:: Material provided

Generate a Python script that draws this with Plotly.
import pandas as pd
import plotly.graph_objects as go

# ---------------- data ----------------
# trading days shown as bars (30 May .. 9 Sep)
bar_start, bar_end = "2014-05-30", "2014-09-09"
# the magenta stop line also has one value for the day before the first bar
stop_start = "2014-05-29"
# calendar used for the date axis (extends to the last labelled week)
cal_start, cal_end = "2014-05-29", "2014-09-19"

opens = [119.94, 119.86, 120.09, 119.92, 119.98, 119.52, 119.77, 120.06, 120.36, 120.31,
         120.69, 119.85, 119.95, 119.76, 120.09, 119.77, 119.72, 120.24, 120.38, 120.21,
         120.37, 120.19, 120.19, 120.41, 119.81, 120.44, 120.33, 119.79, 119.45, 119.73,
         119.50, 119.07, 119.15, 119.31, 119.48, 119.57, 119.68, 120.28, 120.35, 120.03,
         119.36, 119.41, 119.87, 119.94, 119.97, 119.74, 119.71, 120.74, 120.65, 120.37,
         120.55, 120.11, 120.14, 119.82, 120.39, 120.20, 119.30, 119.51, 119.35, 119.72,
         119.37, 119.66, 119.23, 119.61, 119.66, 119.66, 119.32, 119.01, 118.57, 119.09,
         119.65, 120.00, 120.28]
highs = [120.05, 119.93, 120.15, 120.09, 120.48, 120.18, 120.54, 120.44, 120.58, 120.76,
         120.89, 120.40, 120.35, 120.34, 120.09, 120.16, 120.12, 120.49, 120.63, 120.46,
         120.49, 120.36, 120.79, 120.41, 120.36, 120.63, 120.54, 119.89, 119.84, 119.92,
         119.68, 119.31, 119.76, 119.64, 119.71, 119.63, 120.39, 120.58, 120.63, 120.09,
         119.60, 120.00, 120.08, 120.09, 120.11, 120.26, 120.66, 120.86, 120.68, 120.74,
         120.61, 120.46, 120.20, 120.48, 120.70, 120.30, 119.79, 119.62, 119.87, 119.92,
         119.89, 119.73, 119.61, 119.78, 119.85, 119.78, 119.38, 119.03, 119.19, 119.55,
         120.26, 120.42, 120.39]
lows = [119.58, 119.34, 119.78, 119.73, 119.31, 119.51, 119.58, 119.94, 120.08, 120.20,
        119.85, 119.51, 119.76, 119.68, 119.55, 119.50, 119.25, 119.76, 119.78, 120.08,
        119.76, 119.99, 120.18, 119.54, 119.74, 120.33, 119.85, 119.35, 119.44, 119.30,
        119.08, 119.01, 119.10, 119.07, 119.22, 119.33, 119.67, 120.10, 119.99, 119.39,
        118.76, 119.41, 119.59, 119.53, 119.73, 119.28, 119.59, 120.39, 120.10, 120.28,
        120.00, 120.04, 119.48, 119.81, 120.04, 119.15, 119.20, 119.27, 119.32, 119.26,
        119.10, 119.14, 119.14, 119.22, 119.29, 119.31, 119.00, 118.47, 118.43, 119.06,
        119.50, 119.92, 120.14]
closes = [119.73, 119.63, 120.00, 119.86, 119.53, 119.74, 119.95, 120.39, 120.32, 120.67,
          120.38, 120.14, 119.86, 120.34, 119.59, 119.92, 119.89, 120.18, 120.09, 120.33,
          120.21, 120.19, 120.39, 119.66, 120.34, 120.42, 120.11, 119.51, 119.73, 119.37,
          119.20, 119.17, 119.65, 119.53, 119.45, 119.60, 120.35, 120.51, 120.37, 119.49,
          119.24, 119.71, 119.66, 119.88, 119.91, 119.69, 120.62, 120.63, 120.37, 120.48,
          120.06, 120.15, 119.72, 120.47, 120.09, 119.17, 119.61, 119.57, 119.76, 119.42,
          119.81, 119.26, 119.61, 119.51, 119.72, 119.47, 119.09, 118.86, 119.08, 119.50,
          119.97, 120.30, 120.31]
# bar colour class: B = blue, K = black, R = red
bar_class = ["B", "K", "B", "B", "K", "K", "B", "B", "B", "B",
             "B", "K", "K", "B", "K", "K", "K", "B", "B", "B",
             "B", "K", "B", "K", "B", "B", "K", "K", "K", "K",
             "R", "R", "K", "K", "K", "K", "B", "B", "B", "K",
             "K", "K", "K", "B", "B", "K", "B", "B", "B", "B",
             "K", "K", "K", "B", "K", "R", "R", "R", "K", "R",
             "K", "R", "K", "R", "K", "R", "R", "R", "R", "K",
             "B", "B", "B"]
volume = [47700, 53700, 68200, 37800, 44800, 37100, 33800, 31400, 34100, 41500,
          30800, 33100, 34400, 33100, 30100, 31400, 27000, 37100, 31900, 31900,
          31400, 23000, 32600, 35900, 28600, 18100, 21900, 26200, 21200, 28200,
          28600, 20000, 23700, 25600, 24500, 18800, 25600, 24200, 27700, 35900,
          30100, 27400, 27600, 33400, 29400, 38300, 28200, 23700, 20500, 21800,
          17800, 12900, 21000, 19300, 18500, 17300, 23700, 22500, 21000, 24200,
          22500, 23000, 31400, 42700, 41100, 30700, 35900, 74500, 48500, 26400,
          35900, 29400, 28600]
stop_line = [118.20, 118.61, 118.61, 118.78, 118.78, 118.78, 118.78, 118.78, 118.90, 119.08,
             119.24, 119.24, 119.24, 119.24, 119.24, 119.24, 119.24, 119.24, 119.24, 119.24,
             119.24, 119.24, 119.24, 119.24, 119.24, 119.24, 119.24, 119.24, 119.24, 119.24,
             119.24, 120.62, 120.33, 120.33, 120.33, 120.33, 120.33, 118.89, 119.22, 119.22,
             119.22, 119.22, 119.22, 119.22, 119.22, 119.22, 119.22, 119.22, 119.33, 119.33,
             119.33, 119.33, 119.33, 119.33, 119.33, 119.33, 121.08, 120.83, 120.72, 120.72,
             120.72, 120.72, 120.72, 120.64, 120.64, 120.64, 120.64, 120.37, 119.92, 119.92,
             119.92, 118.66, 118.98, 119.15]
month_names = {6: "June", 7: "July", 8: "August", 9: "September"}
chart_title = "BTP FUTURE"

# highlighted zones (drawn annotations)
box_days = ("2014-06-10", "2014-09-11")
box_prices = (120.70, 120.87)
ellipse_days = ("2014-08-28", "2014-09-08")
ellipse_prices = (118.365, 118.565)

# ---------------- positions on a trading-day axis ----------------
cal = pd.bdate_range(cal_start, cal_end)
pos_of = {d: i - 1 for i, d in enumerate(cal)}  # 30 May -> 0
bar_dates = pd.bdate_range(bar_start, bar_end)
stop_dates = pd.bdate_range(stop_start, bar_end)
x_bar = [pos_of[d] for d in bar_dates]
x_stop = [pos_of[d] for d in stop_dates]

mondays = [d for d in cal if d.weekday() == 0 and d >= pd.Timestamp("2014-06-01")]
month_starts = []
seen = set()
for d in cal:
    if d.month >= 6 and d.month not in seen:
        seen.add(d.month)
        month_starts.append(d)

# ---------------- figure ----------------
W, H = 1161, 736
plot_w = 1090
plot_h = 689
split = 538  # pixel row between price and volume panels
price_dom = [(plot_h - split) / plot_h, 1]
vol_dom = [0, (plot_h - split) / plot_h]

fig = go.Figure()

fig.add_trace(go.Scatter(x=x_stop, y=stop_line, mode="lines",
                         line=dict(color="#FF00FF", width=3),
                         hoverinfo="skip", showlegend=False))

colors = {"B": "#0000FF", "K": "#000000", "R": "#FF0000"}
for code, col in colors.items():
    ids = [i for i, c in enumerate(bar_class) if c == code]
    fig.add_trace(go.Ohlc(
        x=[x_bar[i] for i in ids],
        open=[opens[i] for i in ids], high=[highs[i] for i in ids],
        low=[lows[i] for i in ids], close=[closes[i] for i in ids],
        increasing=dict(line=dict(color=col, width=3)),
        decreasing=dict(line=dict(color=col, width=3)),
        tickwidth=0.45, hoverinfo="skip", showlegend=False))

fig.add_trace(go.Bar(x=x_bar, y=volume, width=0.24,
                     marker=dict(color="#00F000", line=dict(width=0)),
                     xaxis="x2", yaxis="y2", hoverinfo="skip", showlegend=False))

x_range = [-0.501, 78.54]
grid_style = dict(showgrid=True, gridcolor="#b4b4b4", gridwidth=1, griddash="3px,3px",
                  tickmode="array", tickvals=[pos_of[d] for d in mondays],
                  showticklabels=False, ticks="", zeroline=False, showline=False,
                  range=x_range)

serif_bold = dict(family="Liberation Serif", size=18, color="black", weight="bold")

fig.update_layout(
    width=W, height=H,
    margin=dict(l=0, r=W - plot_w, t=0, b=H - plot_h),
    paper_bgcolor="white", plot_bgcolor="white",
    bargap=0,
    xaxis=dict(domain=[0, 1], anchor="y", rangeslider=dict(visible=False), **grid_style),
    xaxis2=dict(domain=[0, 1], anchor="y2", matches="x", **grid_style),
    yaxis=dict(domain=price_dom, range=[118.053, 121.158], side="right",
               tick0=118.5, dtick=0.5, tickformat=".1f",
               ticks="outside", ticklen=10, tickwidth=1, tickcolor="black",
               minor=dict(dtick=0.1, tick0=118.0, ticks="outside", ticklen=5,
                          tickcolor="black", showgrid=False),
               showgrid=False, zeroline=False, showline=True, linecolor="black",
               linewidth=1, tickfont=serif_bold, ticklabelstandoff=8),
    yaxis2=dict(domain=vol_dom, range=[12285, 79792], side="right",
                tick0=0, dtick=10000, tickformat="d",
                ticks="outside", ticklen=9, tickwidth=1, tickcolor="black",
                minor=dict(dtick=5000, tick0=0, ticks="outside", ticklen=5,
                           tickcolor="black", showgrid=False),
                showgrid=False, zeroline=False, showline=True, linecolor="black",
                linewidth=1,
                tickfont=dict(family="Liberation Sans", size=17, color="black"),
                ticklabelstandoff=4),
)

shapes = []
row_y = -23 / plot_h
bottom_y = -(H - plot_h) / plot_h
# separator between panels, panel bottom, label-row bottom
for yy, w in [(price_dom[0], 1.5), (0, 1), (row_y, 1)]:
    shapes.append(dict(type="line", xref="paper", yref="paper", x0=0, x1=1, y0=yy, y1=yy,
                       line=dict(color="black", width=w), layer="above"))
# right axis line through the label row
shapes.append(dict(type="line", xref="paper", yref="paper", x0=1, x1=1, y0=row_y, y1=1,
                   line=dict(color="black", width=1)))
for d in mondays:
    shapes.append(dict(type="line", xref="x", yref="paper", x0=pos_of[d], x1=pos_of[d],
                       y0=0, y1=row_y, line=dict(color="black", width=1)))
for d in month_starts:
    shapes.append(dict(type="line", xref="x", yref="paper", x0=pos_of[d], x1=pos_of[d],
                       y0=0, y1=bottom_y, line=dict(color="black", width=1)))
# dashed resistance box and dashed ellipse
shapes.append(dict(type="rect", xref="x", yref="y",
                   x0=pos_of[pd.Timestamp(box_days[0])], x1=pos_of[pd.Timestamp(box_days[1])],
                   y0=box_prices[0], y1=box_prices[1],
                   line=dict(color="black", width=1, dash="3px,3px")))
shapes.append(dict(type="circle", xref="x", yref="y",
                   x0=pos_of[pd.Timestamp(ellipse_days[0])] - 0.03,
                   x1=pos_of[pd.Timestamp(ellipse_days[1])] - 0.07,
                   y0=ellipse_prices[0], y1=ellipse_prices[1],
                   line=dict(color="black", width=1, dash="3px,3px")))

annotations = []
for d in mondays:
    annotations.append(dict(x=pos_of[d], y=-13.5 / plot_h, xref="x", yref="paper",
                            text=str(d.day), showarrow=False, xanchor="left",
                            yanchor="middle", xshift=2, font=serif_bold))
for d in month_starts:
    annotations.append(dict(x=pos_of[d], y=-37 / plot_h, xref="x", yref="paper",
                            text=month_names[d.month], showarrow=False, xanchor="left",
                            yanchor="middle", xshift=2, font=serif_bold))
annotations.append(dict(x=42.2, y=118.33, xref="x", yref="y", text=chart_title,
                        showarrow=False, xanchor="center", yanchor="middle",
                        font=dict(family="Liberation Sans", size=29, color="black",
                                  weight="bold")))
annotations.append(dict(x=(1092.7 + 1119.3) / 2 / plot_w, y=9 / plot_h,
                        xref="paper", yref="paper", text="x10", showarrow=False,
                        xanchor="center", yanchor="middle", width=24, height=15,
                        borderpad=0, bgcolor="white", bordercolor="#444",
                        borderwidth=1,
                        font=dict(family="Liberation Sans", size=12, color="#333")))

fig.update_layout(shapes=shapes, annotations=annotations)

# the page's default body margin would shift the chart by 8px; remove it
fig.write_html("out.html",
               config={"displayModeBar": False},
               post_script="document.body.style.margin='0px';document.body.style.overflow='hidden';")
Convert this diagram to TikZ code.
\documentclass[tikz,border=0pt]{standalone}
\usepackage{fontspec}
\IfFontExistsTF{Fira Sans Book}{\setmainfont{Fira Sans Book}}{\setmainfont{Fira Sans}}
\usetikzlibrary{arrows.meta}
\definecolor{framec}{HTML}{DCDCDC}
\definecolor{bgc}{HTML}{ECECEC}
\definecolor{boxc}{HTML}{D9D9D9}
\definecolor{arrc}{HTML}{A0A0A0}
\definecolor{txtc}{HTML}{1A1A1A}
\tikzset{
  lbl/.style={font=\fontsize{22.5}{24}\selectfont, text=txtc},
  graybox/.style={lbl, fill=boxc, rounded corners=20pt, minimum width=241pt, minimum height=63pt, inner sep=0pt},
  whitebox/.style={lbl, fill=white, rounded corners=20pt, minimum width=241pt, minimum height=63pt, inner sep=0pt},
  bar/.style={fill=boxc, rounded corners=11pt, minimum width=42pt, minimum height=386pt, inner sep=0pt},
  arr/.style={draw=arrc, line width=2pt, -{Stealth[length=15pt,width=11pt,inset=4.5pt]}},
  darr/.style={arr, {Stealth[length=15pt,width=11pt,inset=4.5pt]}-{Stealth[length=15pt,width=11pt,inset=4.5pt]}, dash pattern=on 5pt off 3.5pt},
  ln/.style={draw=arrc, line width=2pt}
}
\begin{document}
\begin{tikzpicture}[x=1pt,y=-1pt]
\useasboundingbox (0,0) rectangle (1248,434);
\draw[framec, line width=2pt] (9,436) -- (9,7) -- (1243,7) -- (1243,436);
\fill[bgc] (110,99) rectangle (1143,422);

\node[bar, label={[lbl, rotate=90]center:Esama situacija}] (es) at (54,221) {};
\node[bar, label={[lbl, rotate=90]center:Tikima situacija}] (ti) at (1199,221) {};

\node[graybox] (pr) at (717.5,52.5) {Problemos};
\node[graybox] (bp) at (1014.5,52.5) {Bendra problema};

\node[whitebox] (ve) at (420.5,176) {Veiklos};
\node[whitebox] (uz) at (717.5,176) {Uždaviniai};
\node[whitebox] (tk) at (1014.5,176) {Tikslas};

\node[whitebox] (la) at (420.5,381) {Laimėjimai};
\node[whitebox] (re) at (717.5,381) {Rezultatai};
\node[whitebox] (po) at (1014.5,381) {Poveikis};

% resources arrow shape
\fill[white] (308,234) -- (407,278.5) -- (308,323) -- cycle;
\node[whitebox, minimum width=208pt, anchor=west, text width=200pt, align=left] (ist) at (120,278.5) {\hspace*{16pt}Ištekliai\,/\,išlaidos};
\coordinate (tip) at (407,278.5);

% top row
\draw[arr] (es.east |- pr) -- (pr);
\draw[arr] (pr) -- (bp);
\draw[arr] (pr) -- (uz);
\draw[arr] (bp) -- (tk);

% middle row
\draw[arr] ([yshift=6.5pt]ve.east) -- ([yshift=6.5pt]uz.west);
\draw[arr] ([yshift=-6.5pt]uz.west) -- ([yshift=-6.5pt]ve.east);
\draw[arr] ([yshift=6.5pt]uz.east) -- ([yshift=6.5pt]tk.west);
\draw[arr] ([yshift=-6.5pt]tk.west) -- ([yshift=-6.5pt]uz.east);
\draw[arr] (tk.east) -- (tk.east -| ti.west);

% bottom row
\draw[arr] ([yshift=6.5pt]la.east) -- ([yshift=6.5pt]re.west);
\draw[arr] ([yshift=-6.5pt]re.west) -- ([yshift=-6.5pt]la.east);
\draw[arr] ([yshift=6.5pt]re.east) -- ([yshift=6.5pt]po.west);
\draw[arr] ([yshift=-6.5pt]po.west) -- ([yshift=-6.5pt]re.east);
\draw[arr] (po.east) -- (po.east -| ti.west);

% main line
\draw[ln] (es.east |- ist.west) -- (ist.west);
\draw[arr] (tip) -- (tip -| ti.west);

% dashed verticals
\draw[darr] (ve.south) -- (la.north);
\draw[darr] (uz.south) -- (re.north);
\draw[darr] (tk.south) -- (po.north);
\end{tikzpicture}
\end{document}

::::

#### Exercise
Retype the records above, but only those lines that fall between the line containing "Convert this diagram to TikZ code." and the line containing "(po) at (1014.5,381)", with both of those lines included, exactly as written.

#### Reply
Convert this diagram to TikZ code.
\documentclass[tikz,border=0pt]{standalone}
\usepackage{fontspec}
\IfFontExistsTF{Fira Sans Book}{\setmainfont{Fira Sans Book}}{\setmainfont{Fira Sans}}
\usetikzlibrary{arrows.meta}
\definecolor{framec}{HTML}{DCDCDC}
\definecolor{bgc}{HTML}{ECECEC}
\definecolor{boxc}{HTML}{D9D9D9}
\definecolor{arrc}{HTML}{A0A0A0}
\definecolor{txtc}{HTML}{1A1A1A}
\tikzset{
  lbl/.style={font=\fontsize{22.5}{24}\selectfont, text=txtc},
  graybox/.style={lbl, fill=boxc, rounded corners=20pt, minimum width=241pt, minimum height=63pt, inner sep=0pt},
  whitebox/.style={lbl, fill=white, rounded corners=20pt, minimum width=241pt, minimum height=63pt, inner sep=0pt},
  bar/.style={fill=boxc, rounded corners=11pt, minimum width=42pt, minimum height=386pt, inner sep=0pt},
  arr/.style={draw=arrc, line width=2pt, -{Stealth[length=15pt,width=11pt,inset=4.5pt]}},
  darr/.style={arr, {Stealth[length=15pt,width=11pt,inset=4.5pt]}-{Stealth[length=15pt,width=11pt,inset=4.5pt]}, dash pattern=on 5pt off 3.5pt},
  ln/.style={draw=arrc, line width=2pt}
}
\begin{document}
\begin{tikzpicture}[x=1pt,y=-1pt]
\useasboundingbox (0,0) rectangle (1248,434);
\draw[framec, line width=2pt] (9,436) -- (9,7) -- (1243,7) -- (1243,436);
\fill[bgc] (110,99) rectangle (1143,422);

\node[bar, label={[lbl, rotate=90]center:Esama situacija}] (es) at (54,221) {};
\node[bar, label={[lbl, rotate=90]center:Tikima situacija}] (ti) at (1199,221) {};

\node[graybox] (pr) at (717.5,52.5) {Problemos};
\node[graybox] (bp) at (1014.5,52.5) {Bendra problema};

\node[whitebox] (ve) at (420.5,176) {Veiklos};
\node[whitebox] (uz) at (717.5,176) {Uždaviniai};
\node[whitebox] (tk) at (1014.5,176) {Tikslas};

\node[whitebox] (la) at (420.5,381) {Laimėjimai};
\node[whitebox] (re) at (717.5,381) {Rezultatai};
\node[whitebox] (po) at (1014.5,381) {Poveikis};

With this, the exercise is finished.